RAW DATA =
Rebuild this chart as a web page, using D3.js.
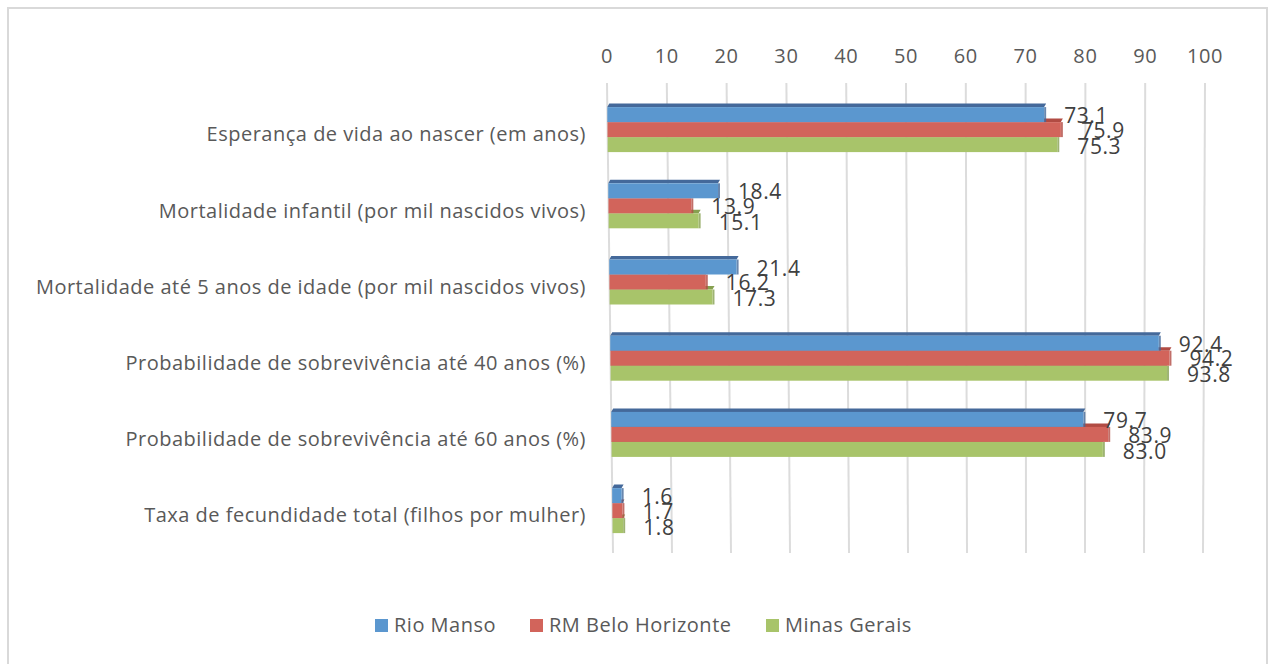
<!DOCTYPE html>
<html>
<head>
<meta charset="utf-8">
<script src="https://cdn.jsdelivr.net/npm/d3@7"></script>
<style>
  body { margin: 0; background: #fff; }
  svg text { font-family: "Open Sans", sans-serif; }
</style>
</head>
<body>
<div id="container"></div>
<script>
const categories = [
    "Esperança de vida ao nascer (em anos)",
    "Mortalidade infantil (por mil nascidos vivos)",
    "Mortalidade até 5 anos de idade (por mil nascidos vivos)",
    "Probabilidade de sobrevivência até 40 anos (%)",
    "Probabilidade de sobrevivência até 60 anos (%)",
    "Taxa de fecundidade total (filhos por mulher)"
]
const seriesNames = ["Rio Manso", "RM Belo Horizonte", "Minas Gerais"]
const rioManso = [73.1, 18.4, 21.4, 92.4, 79.7, 1.6]
const rmBeloHorizonte = [75.9, 13.9, 16.2, 94.2, 83.9, 1.7]
const minasGerais = [75.3, 15.1, 17.3, 93.8, 83.0, 1.8]
const tickValues = [0, 10, 20, 30, 40, 50, 60, 70, 80, 90, 100]

const colors = ["#5b97cf", "#d2645b", "#a8c46a"]
const topColors = ["#44699a", "#b14b43", "#86a050"]

const width = 1272, height = 664
const gridTop = 83, gridBottom = 553

const svg = d3.select('#container').append('svg')
    .attr('width', width).attr('height', height)

svg.append('rect')
    .attr('x', 8).attr('y', 8).attr('width', 1259).attr('height', 670)
    .attr('fill', 'none').attr('stroke', '#d9d9d9').attr('stroke-width', 2)

// the 3d view makes the value axis slightly narrower at the bottom
const xTop = d3.scaleLinear().domain([0, 100]).range([607, 1205])
const xBot = d3.scaleLinear().domain([0, 100]).range([613, 1203])
const xAt = (v, y) => {
    const t = (y - gridTop) / (gridBottom - gridTop)
    return xTop(v) + (xBot(v) - xTop(v)) * t
}

const yCat = d3.scaleBand().domain(categories).range([90, 547.2])
const ySer = d3.scaleBand().domain(seriesNames).range([-21, 24])
const depth = 3.5

// gridlines
svg.append('g').selectAll('line')
    .data(tickValues).join('line')
    .attr('x1', d => xAt(d, gridTop)).attr('y1', gridTop)
    .attr('x2', d => xAt(d, gridBottom)).attr('y2', gridBottom)
    .attr('stroke', '#dcdcdc').attr('stroke-width', 2)

// tick labels
svg.append('g').selectAll('text')
    .data(tickValues).join('text')
    .attr('x', d => xTop(d)).attr('y', 58)
    .attr('text-anchor', 'middle').attr('dominant-baseline', 'middle')
    .attr('font-size', 20).attr('letter-spacing', 0.6).attr('fill', '#595959')
    .text(d => d)

// category labels
svg.append('g').selectAll('text')
    .data(categories).join('text')
    .attr('x', 586).attr('y', d => yCat(d) + yCat.bandwidth() / 2 + 8)
    .attr('text-anchor', 'end').attr('dominant-baseline', 'middle')
    .attr('font-size', 20).attr('letter-spacing', 0.5).attr('fill', '#595959')
    .text(d => d)

const allSeries = [rioManso, rmBeloHorizonte, minasGerais]
const bars = []
categories.forEach((c, i) => {
    const cy = yCat(c) + yCat.bandwidth() / 2
    allSeries.forEach((vals, s) => {
        bars.push({ cat: c, s: s, v: vals[i], y: cy + ySer(seriesNames[s]), cy: cy })
    })
})

// draw back to front: green first so the upper bars cover its top face
const barG = svg.append('g')
bars.slice().sort((a, b) => b.s - a.s).forEach(b => {
    const x0 = xAt(0, b.y), x1 = xAt(b.v, b.y)
    const h = ySer.bandwidth()
    barG.append('polygon')
        .attr('points', [[x0, b.y], [x0 + 2, b.y - depth], [x1 + 2, b.y - depth], [x1, b.y]].join(' '))
        .attr('fill', topColors[b.s])
    barG.append('rect')
        .attr('x', x1).attr('y', b.y).attr('width', 2).attr('height', h)
        .attr('fill', topColors[b.s]).attr('opacity', 0.8)
    barG.append('rect')
        .attr('x', x0).attr('y', b.y).attr('width', x1 - x0).attr('height', h)
        .attr('fill', colors[b.s])
})

// value labels
const labelDy = [-10.5, 4, 20]
svg.append('g').selectAll('text')
    .data(bars).join('text')
    .attr('x', d => xAt(d.v, d.y) + 20)
    .attr('y', d => d.cy + labelDy[d.s])
    .attr('dominant-baseline', 'middle')
    .attr('font-size', 21).attr('letter-spacing', 0.6).attr('fill', '#404040')
    .text(d => d.v.toFixed(1))

// legend
const legendX = [375, 530, 766]
const legend = svg.append('g')
seriesNames.forEach((n, i) => {
    legend.append('rect')
        .attr('x', legendX[i]).attr('y', 619).attr('width', 13).attr('height', 13)
        .attr('fill', colors[i])
    legend.append('text')
        .attr('x', legendX[i] + 19).attr('y', 627)
        .attr('dominant-baseline', 'middle')
        .attr('font-size', 20).attr('letter-spacing', 0.5).attr('fill', '#595959')
        .text(n)
})
</script>
</body>
</html>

REQUIRED WORK = From the top of the listing above, repeat each line exactly until you reach the line containing "80, 90, 100]", and repeat that one too. Leave the pictures out.

OUTPUT BELOW =
Rebuild this chart as a web page, using D3.js.
<!DOCTYPE html>
<html>
<head>
<meta charset="utf-8">
<script src="https://cdn.jsdelivr.net/npm/d3@7"></script>
<style>
  body { margin: 0; background: #fff; }
  svg text { font-family: "Open Sans", sans-serif; }
</style>
</head>
<body>
<div id="container"></div>
<script>
const categories = [
    "Esperança de vida ao nascer (em anos)",
    "Mortalidade infantil (por mil nascidos vivos)",
    "Mortalidade até 5 anos de idade (por mil nascidos vivos)",
    "Probabilidade de sobrevivência até 40 anos (%)",
    "Probabilidade de sobrevivência até 60 anos (%)",
    "Taxa de fecundidade total (filhos por mulher)"
]
const seriesNames = ["Rio Manso", "RM Belo Horizonte", "Minas Gerais"]
const rioManso = [73.1, 18.4, 21.4, 92.4, 79.7, 1.6]
const rmBeloHorizonte = [75.9, 13.9, 16.2, 94.2, 83.9, 1.7]
const minasGerais = [75.3, 15.1, 17.3, 93.8, 83.0, 1.8]
const tickValues = [0, 10, 20, 30, 40, 50, 60, 70, 80, 90, 100]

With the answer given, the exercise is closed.